Looks like some coyotes to me.


----------



## cklspencer (Jun 25, 2009)

*Re: What do you see in this photo?*

I say looks like wovles or someones pets. The face on the white one looks all wrong to be a yote.


----------



## Guest (Jul 14, 2011)

*Re: What do you see in this photo?*

large coyotes! did you thin the herd a little after taking this pic????


----------



## jahan (Sep 7, 2007)

*Re: What do you see in this photo?*

Where were these photos taken and when?


----------



## xxxxxxBirdDogger (Mar 7, 2008)

*Re: What do you see in this photo?*



> Where were these photos taken and when?


I took the photos recently in Southeastern Idaho.

These are genuine Idaho wolves, fellers. Take a look at how white wolves can be. The next time you read about someone trying to say that the animal shot was somebody's pet because it was too white, remember this post. You don't see ****er Spaniels out running alone in the mountains very often, do you? Pets wear collars, especially pets that go running, hunting, or have been known to wander off.

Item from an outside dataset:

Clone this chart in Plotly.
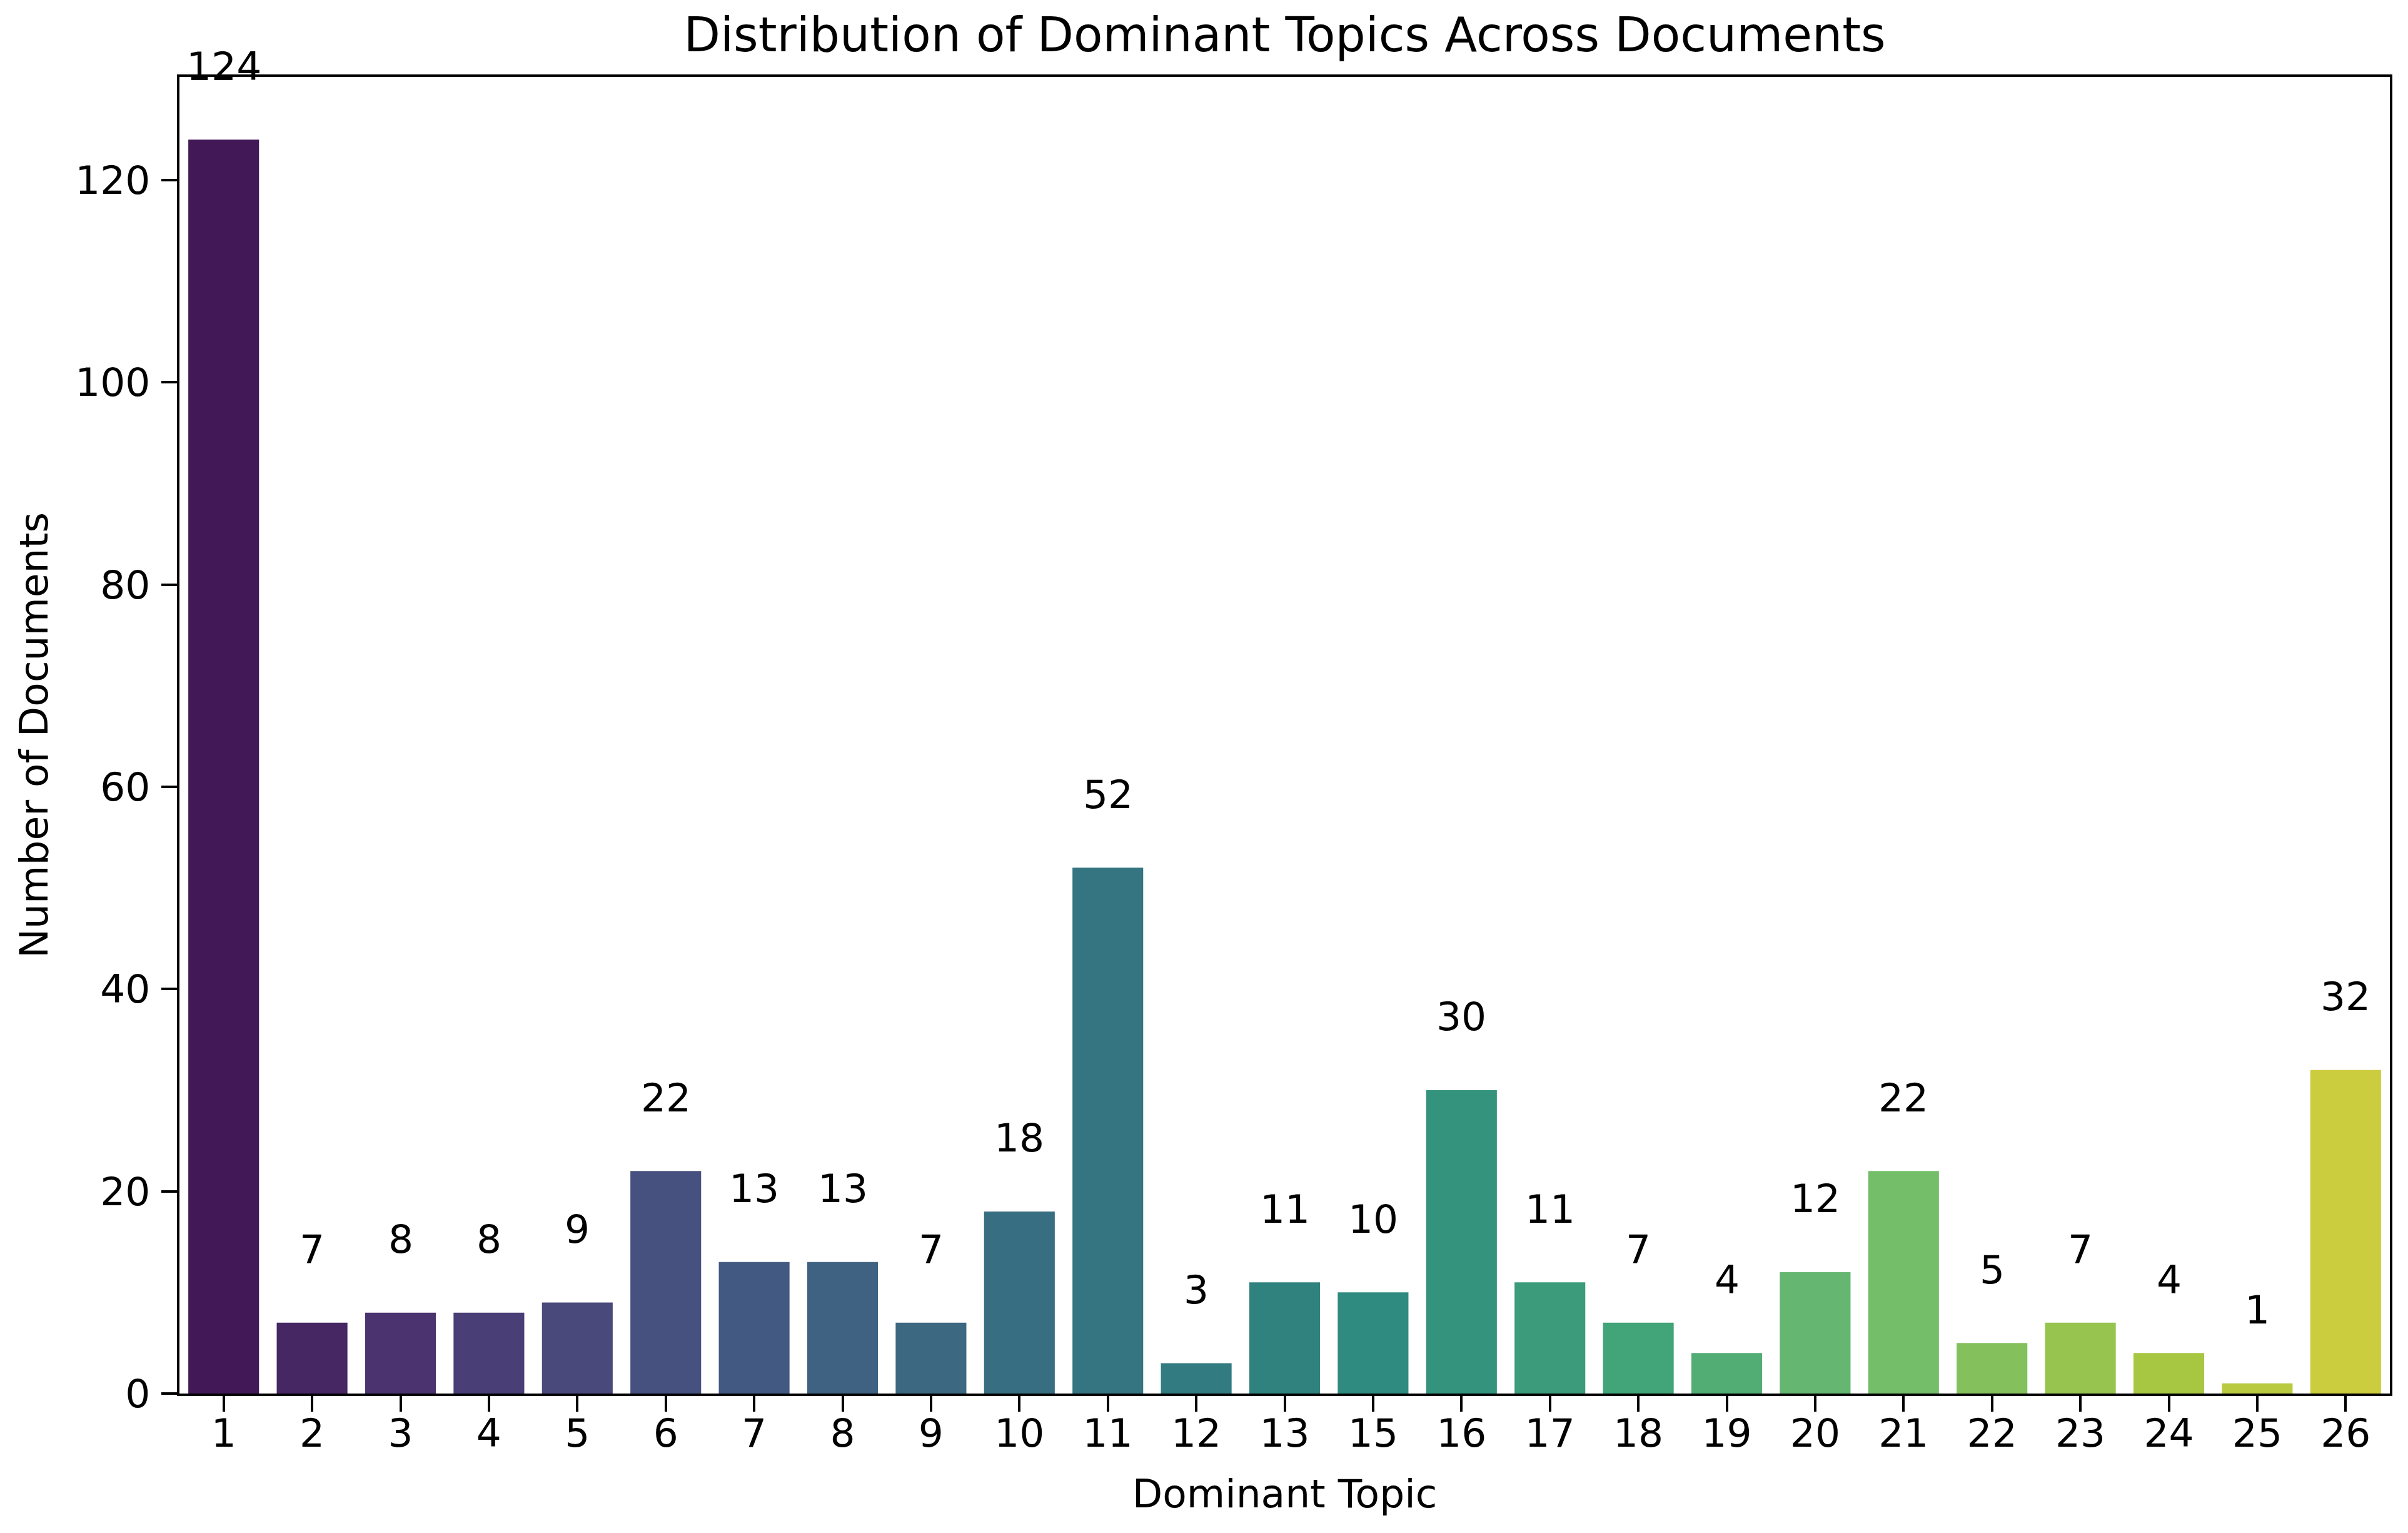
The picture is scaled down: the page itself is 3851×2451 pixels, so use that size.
import colorsys
import plotly.graph_objects as go
from plotly.colors import sample_colorscale, unlabel_rgb
import plotly.express as px

# ---- data ----
topics = ["1", "2", "3", "4", "5", "6", "7", "8", "9", "10", "11", "12", "13",
          "15", "16", "17", "18", "19", "20", "21", "22", "23", "24", "25", "26"]
counts = [124, 7, 8, 8, 9, 22, 13, 13, 7, 18, 52, 3, 11,
          10, 30, 11, 7, 4, 12, 22, 5, 7, 4, 1, 32]
y_ticks = [0, 20, 40, 60, 80, 100, 120]

title_text = "Distribution of Dominant Topics Across Documents"
x_title = "Dominant Topic"
y_title = "Number of Documents"

# ---- colours: seaborn-like viridis palette, desaturated to 0.75 ----
n = len(topics)
positions = [(i + 1) / (n + 1) for i in range(n)]
raw = sample_colorscale(px.colors.sequential.Viridis, positions, colortype="rgb")


def desat(c, prop=0.75):
    r, g, b = [v / 255.0 for v in unlabel_rgb(c)]
    h, l, s = colorsys.rgb_to_hls(r, g, b)
    r, g, b = colorsys.hls_to_rgb(h, l, s * prop)
    return "rgb(%d,%d,%d)" % (round(r * 255), round(g * 255), round(b * 255))


colors = [desat(c) for c in raw]

FONT = "DejaVu Sans"
FS = 63
W, H = 3851, 2451
ML, MR, MT, MB = 287, 29, 123, 223

fig = go.Figure(
    go.Bar(
        x=topics,
        y=counts,
        marker=dict(color=colors, line=dict(width=0)),
        showlegend=False,
    )
)

for i, c in enumerate(counts):
    fig.add_annotation(
        x=i, y=c, text=str(c), showarrow=False,
        xanchor="center", yanchor="middle", yshift=117,
        font=dict(family=FONT, size=FS, color="black"),
    )

fig.update_layout(
    width=W, height=H,
    margin=dict(l=ML, r=MR, t=MT, b=MB, pad=0),
    paper_bgcolor="white", plot_bgcolor="white",
    bargap=0.2,
    font=dict(family=FONT, size=FS, color="black"),
    title=dict(
        text=title_text, x=(ML + (W - MR)) / 2 / W, xanchor="center",
        y=1 - 55 / H, yanchor="middle", yref="container",
        font=dict(family=FONT, size=76, color="black"),
    ),
)

fig.update_xaxes(
    type="category", range=[-0.5, n - 0.5],
    showline=True, linecolor="black", linewidth=4, mirror=True,
    ticks="outside", ticklen=25, tickwidth=4, tickcolor="black",
    ticklabelstandoff=-20,
    showgrid=False, zeroline=False,
    tickfont=dict(family=FONT, size=FS, color="black"),
    title=dict(text=x_title, standoff=40, font=dict(family=FONT, size=FS, color="black")),
    automargin=False,
)
fig.update_yaxes(
    range=[0, 130.2], tickvals=y_ticks,
    showline=True, linecolor="black", linewidth=4, mirror=True,
    ticks="outside", ticklen=25, tickwidth=4, tickcolor="black",
    ticklabelstandoff=5,
    showgrid=False, zeroline=False,
    tickfont=dict(family=FONT, size=FS, color="black"),
    title=dict(text=y_title, standoff=24, font=dict(family=FONT, size=FS, color="black")),
    automargin=False,
)

fig.write_html(
    "out.html",
    config={"displayModeBar": False},
    post_script="document.body.style.margin='0px';",
)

Thank you to those of you who helped me out with this post. I hope it was educational to at least someone out there. My intent was definitely not to make fun of people or put you in a trap. I just wanted to get people a little curious abut what it was they were really seeing when looking at these photos. The answer is wolves. These photos are of wolves.


----------



## hoghunter011583 (Jul 21, 2008)

Those are wolves for sure. No need to keep trying to find any other kind of canine other than a wolf to call these guys. I've seen 1 and heard some howling so I know for 100% we have lots of wolves in Utah. hhmmmm now the struggling deer herd all makes sence!!


----------



## Loke (Sep 7, 2007)

they may be wolves in Idaho, but as soon as they cross the border, they are coyotes. There are no wolves in Utah.


----------



## xxxxxxBirdDogger (Mar 7, 2008)

> they may be wolves in Idaho, but as soon as they cross the border, they are coyotes. There are no wolves in Utah.


You said it. :O•-:


----------



## Guest (Jul 21, 2011)

hoghunter011583 said:


> hhmmmm now the struggling deer herd all makes sence!!


no they dont! they were brought back to help balance the herd! remember!?!


----------



## hoghunter011583 (Jul 21, 2008)

kill_'em_all said:


> hoghunter011583 said:
> 
> 
> > hhmmmm now the struggling deer herd all makes sence!!
> ...


Oh yes that is right!!


----------